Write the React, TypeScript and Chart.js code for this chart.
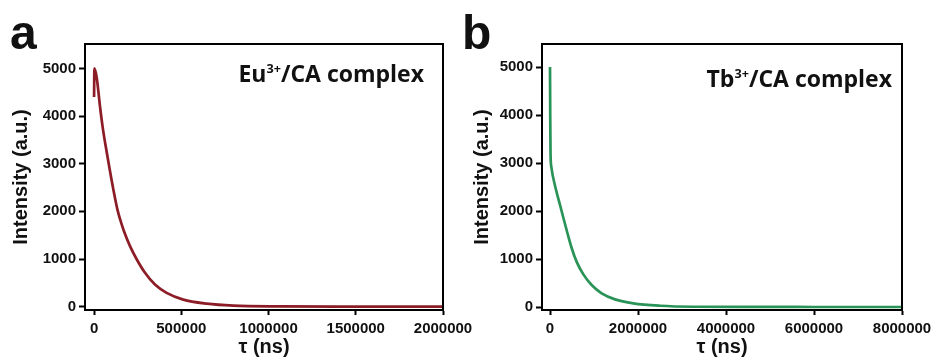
import React, { useEffect, useRef } from "react";
import { Chart, registerables } from "chart.js";

Chart.register(...registerables);

// ---- Data ----
const euTime = [0, 1700, 15000, 34000, 48000, 63000, 86000, 110000, 135000, 152000, 170000, 206000, 245000, 292000, 349000, 416000, 511000, 645000, 798000, 1065000, 1500000, 2000000];
const euIntensity = [4400, 5000, 4810, 4200, 3800, 3445, 2955, 2470, 2020, 1800, 1600, 1270, 990, 710, 463, 288, 147, 63, 21, 6, 2, 0];

const tbTime = [0, 5000, 12000, 30000, 121000, 227000, 303000, 379000, 492000, 606000, 758000, 947000, 1174000, 1477000, 1894000, 2500000, 3257000, 4500000, 6000000, 8000000];
const tbIntensity = [5000, 4000, 3200, 2920, 2500, 2130, 1860, 1600, 1230, 940, 680, 458, 285, 160, 77, 27, 6, 2, 1, 0];

const euXTicks = [0, 500000, 1000000, 1500000, 2000000];
const tbXTicks = [0, 2000000, 4000000, 6000000, 8000000];
const yTicks = [0, 1000, 2000, 3000, 4000, 5000];

const yTitle = "Intensity (a.u.)";
const xTitle = "τ (ns)";

const tickFont = { family: "'Liberation Sans', Arial, sans-serif", size: 15, weight: "bold" as const };
const titleFont = { family: "'Liberation Sans', Arial, sans-serif", size: 20, weight: "bold" as const };

const framePlugin = {
  id: "frame",
  afterDraw(chart: any) {
    const { ctx, chartArea } = chart;
    ctx.save();
    ctx.strokeStyle = "#000";
    ctx.lineWidth = 2;
    ctx.strokeRect(chartArea.left, chartArea.top, chartArea.right - chartArea.left, chartArea.bottom - chartArea.top);
    ctx.restore();
  },
};

type PanelOpts = {
  xs: number[];
  ys: number[];
  color: string;
  xMin: number;
  xMax: number;
  yMin: number;
  yMax: number;
  xTicks: number[];
  yAxisWidth: number;
  padRight: number;
  yTitlePad: number;
};

function makeConfig(p: PanelOpts): any {
  return {
    type: "line",
    data: {
      datasets: [
        {
          data: p.xs.map((x, i) => ({ x, y: p.ys[i] })),
          borderColor: p.color,
          borderWidth: 2.7,
          pointRadius: 0,
          fill: false,
          cubicInterpolationMode: "monotone",
        },
      ],
    },
    options: {
      animation: false,
      responsive: false,
      devicePixelRatio: 1,
      layout: { padding: { left: 0, top: 44, right: p.padRight, bottom: 0 } },
      plugins: { legend: { display: false }, tooltip: { enabled: false } },
      scales: {
        x: {
          type: "linear",
          min: p.xMin,
          max: p.xMax,
          afterBuildTicks: (s: any) => {
            s.ticks = p.xTicks.map((v) => ({ value: v }));
          },
          afterFit: (s: any) => {
            s.height = 50;
            s.paddingLeft = 0;
            s.paddingRight = 0;
          },
          grid: { drawOnChartArea: false, drawTicks: true, tickLength: 5, tickWidth: 2, tickColor: "#000" },
          border: { display: true, color: "#000", width: 2 },
          ticks: {
            color: "#111",
            font: tickFont,
            padding: 5,
            maxRotation: 0,
            autoSkip: false,
            callback: (v: any) => String(v),
          },
          title: { display: true, text: xTitle, color: "#111", font: titleFont, padding: { top: 0, bottom: 1 } },
        },
        y: {
          type: "linear",
          min: p.yMin,
          max: p.yMax,
          afterBuildTicks: (s: any) => {
            s.ticks = yTicks.map((v) => ({ value: v }));
          },
          afterFit: (s: any) => {
            s.width = p.yAxisWidth;
            s.paddingTop = 0;
            s.paddingBottom = 0;
          },
          grid: { drawOnChartArea: false, drawTicks: true, tickLength: 6, tickWidth: 2, tickColor: "#000" },
          border: { display: true, color: "#000", width: 2 },
          ticks: {
            color: "#111",
            font: tickFont,
            padding: 3,
            autoSkip: false,
            callback: (v: any) => String(v),
          },
          title: { display: true, text: yTitle, color: "#111", font: titleFont, padding: { top: p.yTitlePad, bottom: 0 } },
        },
      },
    },
    plugins: [framePlugin],
  };
}

function Panel({ left, width, opts }: { left: number; width: number; opts: PanelOpts }) {
  const ref = useRef<HTMLCanvasElement | null>(null);
  useEffect(() => {
    if (!ref.current) return;
    const chart = new Chart(ref.current, makeConfig(opts));
    return () => chart.destroy();
  }, []);
  return (
    <canvas
      ref={ref}
      width={width}
      height={360}
      style={{ position: "absolute", left, top: 0, width, height: 360 }}
    />
  );
}

const labelStyle: React.CSSProperties = {
  position: "absolute",
  font: "bold 48px 'Liberation Sans', Arial, sans-serif",
  lineHeight: "48px",
  color: "#111",
};

const annoStyle: React.CSSProperties = {
  position: "absolute",
  font: "700 23px 'Open Sans', Lato, sans-serif",
  lineHeight: "23px",
  color: "#111",
  whiteSpace: "nowrap",
};

const supStyle: React.CSSProperties = {
  fontSize: "0.55em",
  position: "relative",
  top: "-0.7em",
};

export default function App() {
  return (
    <div style={{ position: "absolute", left: 0, top: 0, width: 935, height: 360, background: "#fff", overflow: "hidden" }}>
      <Panel
        left={0}
        width={490}
        opts={{
          xs: euTime,
          ys: euIntensity,
          color: "#8c1c26",
          xMin: -52000,
          xMax: 2000000,
          yMin: -70,
          yMax: 5512,
          xTicks: euXTicks,
          yAxisWidth: 85,
          padRight: 490 - 443,
          yTitlePad: 9,
        }}
      />
      <Panel
        left={467}
        width={468}
        opts={{
          xs: tbTime,
          ys: tbIntensity,
          color: "#2a9358",
          xMin: -182000,
          xMax: 8000000,
          yMin: -62,
          yMax: 5480,
          xTicks: tbXTicks,
          yAxisWidth: 75,
          padRight: 468 - 435,
          yTitlePad: 3,
        }}
      />
      <div style={{ ...labelStyle, left: 10, top: 9 }}>a</div>
      <div style={{ ...labelStyle, left: 462, top: 9 }}>b</div>
      <div style={{ ...annoStyle, right: 935 - 424, top: 62 }}>
        Eu<span style={supStyle}>3+</span>/CA complex
      </div>
      <div style={{ ...annoStyle, right: 935 - 892, top: 67 }}>
        Tb<span style={supStyle}>3+</span>/CA complex
      </div>
    </div>
  );
}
##########
→ SET TASK: Leave out the pictures and restate, word for word, the lines from the top of the data through the line containing "Chart.register(...registerables);", both included.

→ ANSWER FOR THIS EXERCISE:
Write the React, TypeScript and Chart.js code for this chart.
import React, { useEffect, useRef } from "react";
import { Chart, registerables } from "chart.js";

Chart.register(...registerables);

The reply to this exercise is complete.